From Toronto we took Queen Elizabeth Way (QEW) to Niagara Falls. Yes, WE'RE STILL ONLY AS FAR WEST AS NEW YORK!!! We were warned about the the kitsch, the Planet Hollywood, the Hard Rock Cafe, the CASINO, but we were still impressed by the falls. The crowds were a bit daunting, but we elbowed our way in past the Japanese tourists and the honeymooners for that "once in a lifetime view."

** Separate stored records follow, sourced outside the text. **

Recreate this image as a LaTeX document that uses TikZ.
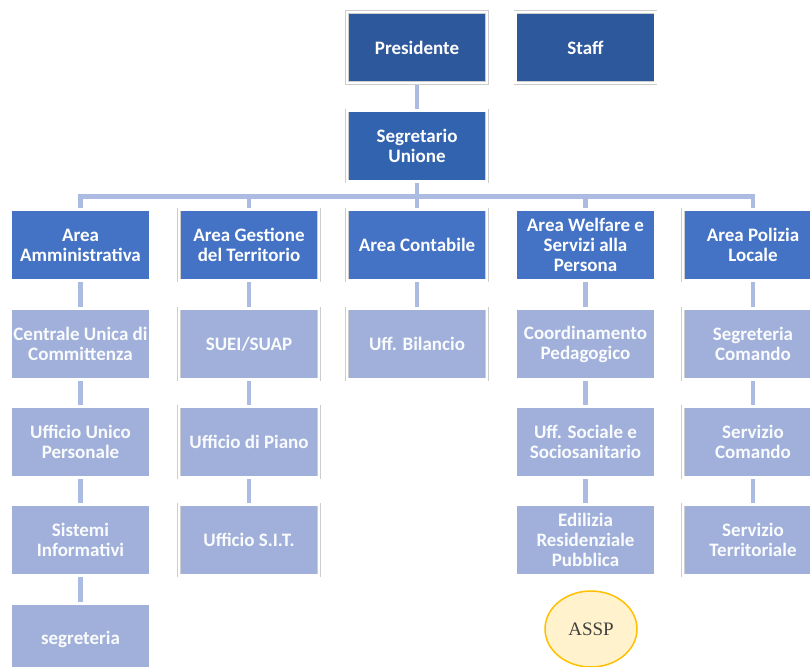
\documentclass[tikz,border=0pt]{standalone}
\usepackage{fontspec}
\setmainfont{Carlito}
\newfontfamily\asspfont{Liberation Serif}
\usetikzlibrary{backgrounds,shapes.geometric}
\definecolor{presblue}{RGB}{46,88,156}
\definecolor{segblue}{RGB}{49,99,174}
\definecolor{areablue}{RGB}{68,114,196}
\definecolor{officeblue}{RGB}{160,176,218}
\definecolor{framegray}{RGB}{205,205,205}
\definecolor{linkfill}{RGB}{172,187,225}
\definecolor{asspfill}{RGB}{255,242,204}
\definecolor{asspgold}{RGB}{255,192,0}
\tikzset{
  box/.style={draw=framegray, double=white, double distance=2.4pt, line width=0.7pt,
    minimum width=140, minimum height=71, inner sep=0pt, align=center,
    text=white, font=\bfseries\fontsize{19}{20}\selectfont},
  area/.style={box, fill=areablue},
  office/.style={box, fill=officeblue, text=white!95!officeblue},
  link/.style={draw=linkfill, line width=4.4pt},
  assp/.style={ellipse, draw=asspgold, line width=1.5pt, fill=asspfill,
    minimum width=92, minimum height=76, inner sep=0pt, text=black!75,
    font=\asspfont\fontsize{19}{22}\selectfont}
}
\begin{document}
\begin{tikzpicture}[x=1pt,y=-1pt]
			\useasboundingbox (0,0) rectangle (810,666);
			%%%%% VERTICE %%%%%
			\node[box, fill=presblue] (pres) at (417,47.5) {Presidente};
			\node[box, fill=presblue] (staff) at (585.5,47.5) {Staff};
			\node[box, fill=segblue] (seg) at (417,146) {Segretario\\Unione};
			
			%%%%% AREE %%%%%
			\node[area] (amm) at (80.5,245) {Area\\Amministrativa};
			\node[area] (gest) at (249,245) {Area Gestione\\del Territorio};
			\node[area] (cont) at (417,245) {Area Contabile};
			\node[area] (welf) at (585.5,245) {Area Welfare e\\Servizi alla\\Persona};
			\node[area] (pol) at (753,245) {Area Polizia\\Locale};
			
			%%%%% UFFICI %%%%%
			\node[office] (cuc) at (80.5,344) {Centrale Unica di\\Committenza};
			\node[office] (uup) at (80.5,442) {Ufficio Unico\\Personale};
			\node[office] (sis) at (80.5,540) {Sistemi\\Informativi};
			\node[office] (segr) at (80.5,639) {segreteria};
			
			\node[office] (suei) at (249,344) {SUEI/SUAP};
			\node[office] (piano) at (249,442) {Ufficio di Piano};
			\node[office] (sit) at (249,540) {Ufficio S.I.T.};
			
			\node[office] (bil) at (417,344) {Uff. Bilancio};
			
			\node[office] (coord) at (585.5,344) {Coordinamento\\Pedagogico};
			\node[office] (soc) at (585.5,442) {Uff. Sociale e\\Sociosanitario};
			\node[office] (erp) at (585.5,540) {Edilizia\\Residenziale\\Pubblica};
			
			\node[office] (segcom) at (753,344) {Segreteria\\Comando};
			\node[office] (sercom) at (753,442) {Servizio\\Comando};
			\node[office] (serter) at (753,540) {Servizio\\Territoriale};
			
			\node[assp] (asspnode) at (591,629) {ASSP};
			
			%%%%% COLLEGAMENTI %%%%%
			\coordinate (bus) at (417,196.5);
			\begin{scope}[on background layer]
			\draw[link] (pres) -- (seg) -- (cont);
			\draw[link] (amm.north) |- (bus) -| (pol.north);
			\draw[link] (gest.north) -- (gest.north |- bus);
			\draw[link] (welf.north) -- (welf.north |- bus);
			
			\draw[link] (amm) -- (cuc) -- (uup) -- (sis) -- (segr);
			\draw[link] (gest) -- (suei) -- (piano) -- (sit);
			\draw[link] (cont) -- (bil);
			\draw[link] (welf) -- (coord) -- (soc) -- (erp);
			\draw[link] (pol) -- (segcom) -- (sercom) -- (serter);
			\end{scope}
		\end{tikzpicture}
\end{document}
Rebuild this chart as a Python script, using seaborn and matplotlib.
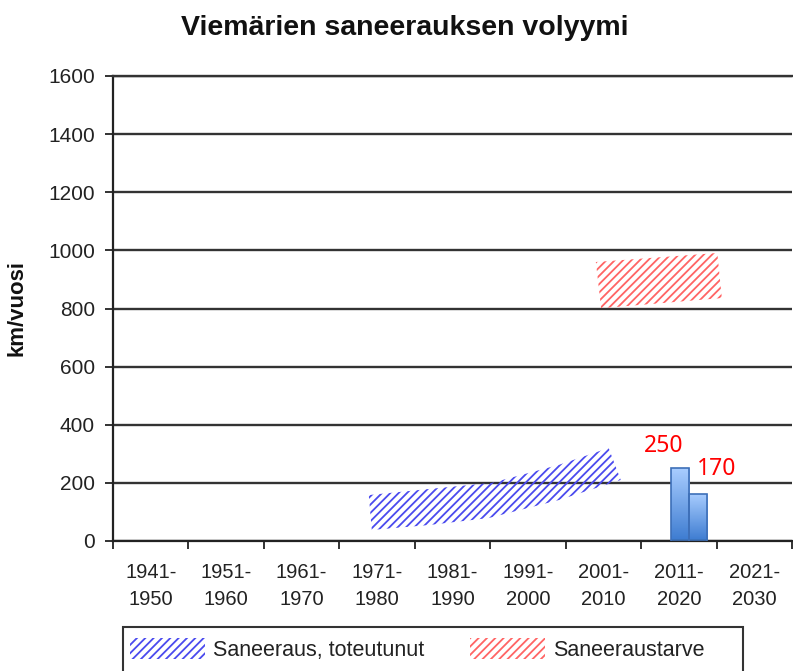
import numpy as np
import pandas as pd
import matplotlib
matplotlib.use("Agg")
import matplotlib.pyplot as plt
import seaborn as sns
from matplotlib.patches import Polygon, Patch, Rectangle

# ---------------- data ----------------
categories = ["1941-1950", "1951-1960", "1961-1970", "1971-1980", "1981-1990",
              "1991-2000", "2001-2010", "2011-2020", "2021-2030"]
tick_labels = [c.replace("-", "-\n") for c in categories]

# realised renovation band (x in category units, values in km/vuosi)
blue_x_upper = [2.89, 3.69, 4.52, 5.41, 6.07]
blue_upper = [158, 179, 200, 262, 320]
blue_x_lower = [2.93, 3.69, 4.48, 5.41, 6.23]
blue_lower = [38, 55, 79, 141, 210]

# renovation need band
red_x_upper = [5.90, 7.51]
red_upper = [960, 991]
red_x_lower = [5.97, 7.57]
red_lower = [801, 836]

bar_category = "2011-2020"
bar_values = [250, 162]
bar_labels = ["250", "170"]

title = "Viemärien saneerauksen volyymi"
ylabel = "km/vuosi"
legend_labels = ["Saneeraus, toteutunut", "Saneeraustarve"]

# ---------------- style ----------------
sns.set_style("white")
plt.rcParams["font.family"] = ["Liberation Sans", "DejaVu Sans"]
plt.rcParams["hatch.linewidth"] = 1.3

W, H = 793, 671
fig = plt.figure(figsize=(W / 100, H / 100), dpi=100)
ax = fig.add_axes([113 / W, 1 - 541 / H, 679 / W, 465 / H])

blue = "#4a4aee"
red = "#ff6464"

# bars
cat_idx = categories.index(bar_category)
bar_x = [cat_idx + 0.135 - 0.12, cat_idx + 0.135 + 0.12]
df = pd.DataFrame({"x": bar_x, "y": bar_values})
sns.barplot(data=df, x="x", y="y", native_scale=True, width=1.0,
            color="#6a9de0", edgecolor="#3d6fb8", linewidth=1.2, ax=ax,
            errorbar=None, legend=False)

grad = np.linspace(0, 1, 256).reshape(-1, 1)
cmap = matplotlib.colors.LinearSegmentedColormap.from_list("g", ["#3c7bd0", "#a9cdff"])
for p in list(ax.patches):
    x0, y0 = p.get_x(), p.get_y()
    w, h = p.get_width(), p.get_height()
    im = ax.imshow(grad, extent=[x0, x0 + w, y0, y0 + h], origin="lower",
                   cmap=cmap, aspect="auto", zorder=2.5)
    im.set_clip_path(p)
    p.set_zorder(2.6)
    p.set_facecolor("none")

# hatched bands
def band(xu, yu, xl, yl, color):
    pts = list(zip(xu, yu)) + list(zip(xl[::-1], yl[::-1]))
    poly = Polygon(pts, closed=True, facecolor="none", edgecolor=color,
                   hatch="////", linewidth=0, zorder=3)
    ax.add_patch(poly)

band(blue_x_upper, blue_upper, blue_x_lower, blue_lower, blue)
band(red_x_upper, red_upper, red_x_lower, red_lower, red)

# bar labels
offsets = [(-16, 16), (19, 19)]
for x, v, t, (dx, dy) in zip(bar_x, bar_values, bar_labels, offsets):
    ax.annotate(t, (x, v), xytext=(dx, dy), textcoords="offset pixels",
                ha="center", va="baseline", color="#ff0000", fontsize=16.5,
                family=["Noto Sans", "DejaVu Sans"], zorder=5)

# axes
ax.set_xlim(-0.5, len(categories) - 0.5)
ax.set_ylim(0, 1600)
ax.set_yticks(np.arange(0, 1601, 200))
ax.yaxis.grid(True, color="#333333", linewidth=1.7)
ax.xaxis.grid(False)
ax.set_axisbelow(True)

ax.set_xticks(np.arange(-0.5, len(categories) + 0.5, 1.0))
ax.set_xticklabels([])
ax.set_xticks(np.arange(len(categories)), minor=True)
ax.set_xticklabels(tick_labels, minor=True, fontsize=14.5, linespacing=1.5,
                   color="#222222")
ax.tick_params(axis="x", which="major", direction="out", length=6, width=1.3,
               color="#222222", bottom=True)
ax.tick_params(axis="x", which="minor", length=0, pad=16)
ax.tick_params(axis="y", direction="out", length=6, width=1.3, color="#222222",
               left=True, pad=7, labelsize=15, labelcolor="#222222")

for s in ["left", "bottom"]:
    ax.spines[s].set_color("#222222")
    ax.spines[s].set_linewidth(1.6)
ax.spines["top"].set_color("#333333")
ax.spines["top"].set_linewidth(1.7)
ax.spines["right"].set_visible(False)

ax.set_xlabel("")
ax.set_ylabel(ylabel, fontsize=16, fontweight="bold", color="#111111")
ax.yaxis.set_label_coords((28 - 113) / 679, 0.5)

fig.text(405 / W, 1 - 28 / H, title, ha="center", va="center",
         fontsize=20.5, fontweight="bold", color="#111111")

# legend
handles = [Patch(facecolor="none", edgecolor=blue, hatch="////", linewidth=0),
           Patch(facecolor="none", edgecolor=red, hatch="////", linewidth=0)]
fig.patches.append(Rectangle((123 / W, 1 - 690 / H), (743 - 123) / W, (690 - 627) / H,
                             transform=fig.transFigure, facecolor="white",
                             edgecolor="#333333", linewidth=1.5))
fig.legend(handles, legend_labels, loc="upper left",
           bbox_to_anchor=(130 / W, 1 - 638 / H), ncol=2, frameon=False,
           borderaxespad=0, borderpad=0, handlelength=3.49, handleheight=1.12,
           handletextpad=0.37, columnspacing=2.1, fontsize=15.5,
           labelcolor="#222222")

fig.savefig("out.png", dpi=100)
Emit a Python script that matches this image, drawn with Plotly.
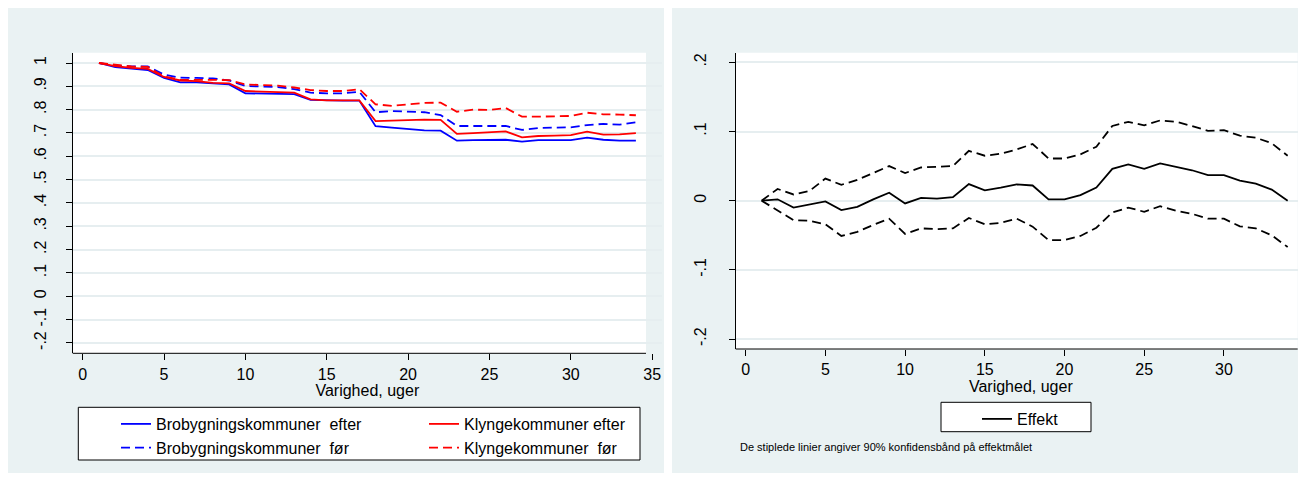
import plotly.graph_objects as go

# the page body has an 8px margin, so the figure sits at (8, 8) in the 1306x477 window
OFF = 8
W, H = 1306 - OFF, 477 - OFF
FONT = "Liberation Sans, Arial, sans-serif"
PANEL = "#eaf2f3"
GRID = "#e6eef0"

# ---- data ----
weeks = list(range(1, 35))

bro_efter = [1.0, 0.982, 0.976, 0.970, 0.936, 0.917, 0.917, 0.911, 0.908, 0.870,
             0.868, 0.867, 0.867, 0.842, 0.839, 0.839, 0.839, 0.729, 0.723, 0.717,
             0.711, 0.710, 0.667, 0.669, 0.669, 0.671, 0.663, 0.669, 0.669, 0.669,
             0.680, 0.671, 0.667, 0.667]
klynge_efter = [1.0, 0.987, 0.979, 0.975, 0.940, 0.925, 0.922, 0.915, 0.913, 0.880,
                0.877, 0.876, 0.873, 0.844, 0.840, 0.840, 0.840, 0.751, 0.753, 0.756,
                0.757, 0.756, 0.696, 0.699, 0.703, 0.707, 0.681, 0.687, 0.689, 0.691,
                0.706, 0.693, 0.694, 0.699]
bro_foer = [1.0, 0.990, 0.985, 0.985, 0.950, 0.937, 0.936, 0.934, 0.925, 0.902,
            0.899, 0.897, 0.888, 0.873, 0.870, 0.870, 0.877, 0.789, 0.794, 0.791,
            0.789, 0.777, 0.730, 0.730, 0.731, 0.730, 0.713, 0.721, 0.723, 0.724,
            0.734, 0.739, 0.736, 0.746]
klynge_foer = [1.0, 0.992, 0.985, 0.983, 0.942, 0.928, 0.928, 0.930, 0.927, 0.908,
               0.905, 0.903, 0.895, 0.884, 0.880, 0.880, 0.888, 0.823, 0.816, 0.823,
               0.829, 0.830, 0.791, 0.800, 0.799, 0.807, 0.770, 0.770, 0.770, 0.773,
               0.787, 0.780, 0.779, 0.776]

effekt = [0.0, 0.002, -0.010, -0.006, -0.001, -0.0135, -0.009, 0.002, 0.0115, -0.004,
          0.004, 0.003, 0.005, 0.024, 0.015, 0.019, 0.0236, 0.022, 0.002, 0.002,
          0.008, 0.019, 0.046, 0.0525, 0.046, 0.054, 0.049, 0.044, 0.037, 0.037,
          0.029, 0.0246, 0.016, 0.0]
effekt_upper = [0.0, 0.017, 0.009, 0.014, 0.032, 0.023, 0.030, 0.040, 0.050, 0.040,
                0.048, 0.049, 0.050, 0.072, 0.065, 0.068, 0.074, 0.082, 0.061, 0.061,
                0.067, 0.078, 0.108, 0.114, 0.109, 0.116, 0.114, 0.108, 0.101, 0.102,
                0.094, 0.091, 0.083, 0.065]
effekt_lower = [0.0, -0.0135, -0.028, -0.029, -0.034, -0.051, -0.045, -0.035, -0.026, -0.048,
                -0.040, -0.041, -0.040, -0.025, -0.034, -0.032, -0.026, -0.0375, -0.057, -0.057,
                -0.051, -0.039, -0.017, -0.010, -0.016, -0.008, -0.0145, -0.019, -0.026, -0.026,
                -0.037, -0.040, -0.050, -0.067]

x_ticks = [0, 5, 10, 15, 20, 25, 30, 35]
left_yticks = [-0.2, -0.1, 0, 0.1, 0.2, 0.3, 0.4, 0.5, 0.6, 0.7, 0.8, 0.9, 1.0]
left_ylabels = ["-.2", "-.1", "0", ".1", ".2", ".3", ".4", ".5", ".6", ".7", ".8", ".9", "1"]
right_yticks = [-0.2, -0.1, 0, 0.1, 0.2]
right_ylabels = ["-.2", "-.1", "0", ".1", ".2"]

DASH = "9px,5px"
LW = 1.8


def px(a):
    # window pixel -> paper fraction
    return (a - OFF) / W


def py(a):
    return 1 - (a - OFF) / H


fig = go.Figure()

# left panel: one legend per legend column
fig.add_trace(go.Scatter(x=weeks, y=bro_efter, name="Brobygningskommuner\u00a0 efter",
                         line=dict(color="#0000ff", width=LW), legend="legend"))
fig.add_trace(go.Scatter(x=weeks, y=bro_foer, name="Brobygningskommuner\u00a0 før",
                         line=dict(color="#0000ff", width=LW, dash=DASH), legend="legend"))
fig.add_trace(go.Scatter(x=weeks, y=klynge_efter, name="Klyngekommuner efter",
                         line=dict(color="#ff0000", width=LW), legend="legend3"))
fig.add_trace(go.Scatter(x=weeks, y=klynge_foer, name="Klyngekommuner\u00a0 før",
                         line=dict(color="#ff0000", width=LW, dash=DASH), legend="legend3"))

# right panel
fig.add_trace(go.Scatter(x=weeks, y=effekt, name="Effekt", xaxis="x2", yaxis="y2",
                         line=dict(color="black", width=LW), legend="legend2"))
fig.add_trace(go.Scatter(x=weeks, y=effekt_upper, xaxis="x2", yaxis="y2", showlegend=False,
                         line=dict(color="black", width=LW, dash=DASH)))
fig.add_trace(go.Scatter(x=weeks, y=effekt_lower, xaxis="x2", yaxis="y2", showlegend=False,
                         line=dict(color="black", width=LW, dash=DASH)))

# pixel anchors of the two plot regions (window pixels)
L = dict(x0=82.7, xu=16.27, left=72.7, right=646, end=662, top=52.7, bottom=353.3,
         y0=296.3, yu=233.3, standoff=13)
R = dict(x0=745.7, xu=15.94, left=735.7, right=1297.7, end=1306, top=52.7, bottom=349,
         y0=200.7, yu=692, standoff=16)


def xr(p, a):
    return (a - p["x0"]) / p["xu"]


def yr(p, a):
    return (p["y0"] - a) / p["yu"]


axis_font = dict(family=FONT, size=16, color="black")


def xaxis(p, anchor):
    return dict(domain=[px(p["left"]), px(p["end"])], range=[xr(p, p["left"]), xr(p, p["end"])],
                anchor=anchor, tickvals=x_ticks, ticks="outside", ticklen=6, tickcolor="black",
                showgrid=False, zeroline=False, showline=False, tickfont=axis_font,
                title=dict(text="Varighed, uger", font=axis_font, standoff=0))


def yaxis(p, anchor, vals, labels):
    return dict(domain=[py(p["bottom"]), py(p["top"])], range=[yr(p, p["bottom"]), yr(p, p["top"])],
                anchor=anchor, tickvals=vals, ticktext=labels, tickangle=-90, ticks="outside",
                ticklen=6, tickcolor="black", showgrid=True, gridcolor=GRID, gridwidth=1.5,
                zeroline=False, showline=True, linecolor="black", linewidth=1,
                tickfont=axis_font, ticklabelstandoff=p["standoff"])


shapes = []
# panel backgrounds
for x0, x1 in [(8, 664), (672, 1306)]:
    shapes.append(dict(type="rect", xref="paper", yref="paper", x0=px(x0), x1=px(x1),
                       y0=py(473), y1=py(8), fillcolor=PANEL, line=dict(width=0), layer="below"))
# white plot regions + x axis lines
for p in (L, R):
    shapes.append(dict(type="rect", xref="paper", yref="paper", x0=px(p["left"]), x1=px(p["right"]),
                       y0=py(p["bottom"]), y1=py(p["top"]), fillcolor="white",
                       line=dict(width=0), layer="below"))
    shapes.append(dict(type="line", xref="paper", yref="paper", x0=px(p["left"]), x1=px(p["right"]),
                       y0=py(p["bottom"]), y1=py(p["bottom"]), line=dict(color="black", width=1),
                       layer="above"))
# legend boxes
for x0, x1, y0, y1 in [(78.3, 640, 407.3, 460), (941, 1091, 402.3, 431.7)]:
    shapes.append(dict(type="rect", xref="paper", yref="paper", x0=px(x0), x1=px(x1),
                       y0=py(y1), y1=py(y0), fillcolor="white",
                       line=dict(color="black", width=1), layer="below"))

legend_common = dict(bgcolor="rgba(0,0,0,0)", borderwidth=0,
                     font=dict(family=FONT, size=16, color="black"), orientation="v",
                     xanchor="left", yanchor="top", tracegroupgap=0)

fig.update_layout(
    width=W, height=H,
    margin=dict(l=0, r=0, t=0, b=0),
    paper_bgcolor="white",
    plot_bgcolor="rgba(0,0,0,0)",
    xaxis=xaxis(L, "y"),
    yaxis=yaxis(L, "x", left_yticks, left_ylabels),
    xaxis2=xaxis(R, "y2"),
    yaxis2=yaxis(R, "x2", right_yticks, right_ylabels),
    shapes=shapes,
    legend=dict(legend_common, x=px(116), y=py(407)),
    legend3=dict(legend_common, x=px(424), y=py(407)),
    legend2=dict(legend_common, x=px(977), y=py(402)),
    annotations=[dict(text="De stiplede linier angiver 90% konfidensbånd på effektmålet",
                      xref="paper", yref="paper", x=px(738), y=py(447), xanchor="left",
                      yanchor="middle", showarrow=False,
                      font=dict(family=FONT, size=11, color="black"))],
    showlegend=True,
)

fig.write_html("out.html")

After getting our Niagara fix, we hit the QEW again headed north. "North?" you might ask. Yes, we're heading north through Canada, around Lake Huron, and into Michigan via Sault St. Marie. While driving around Toronto, we took what looked like the most convenient route, 407 ETR, which now we know, stands for Electronic Toll Road. It's a privately operated toll route, where tolls are collected through transponders and video surveillance snaps photos of license plates. Since we have neither of those, we decided to risk the guilt, being thrown in jail, or the bill. It anyone who works for 407 ETR reads this, please send me the bill and I'll send you the $14 I owe you.

We got as far as Parry Sound and stopped for the night. Not much here in Parry. We drove around and found two restaurants. Stopped at the one with the most people in it and left around 9pm, just as the beer drinkers were starting to get rowdy. Divine accommodations tonight at the posh highway-side Microtel.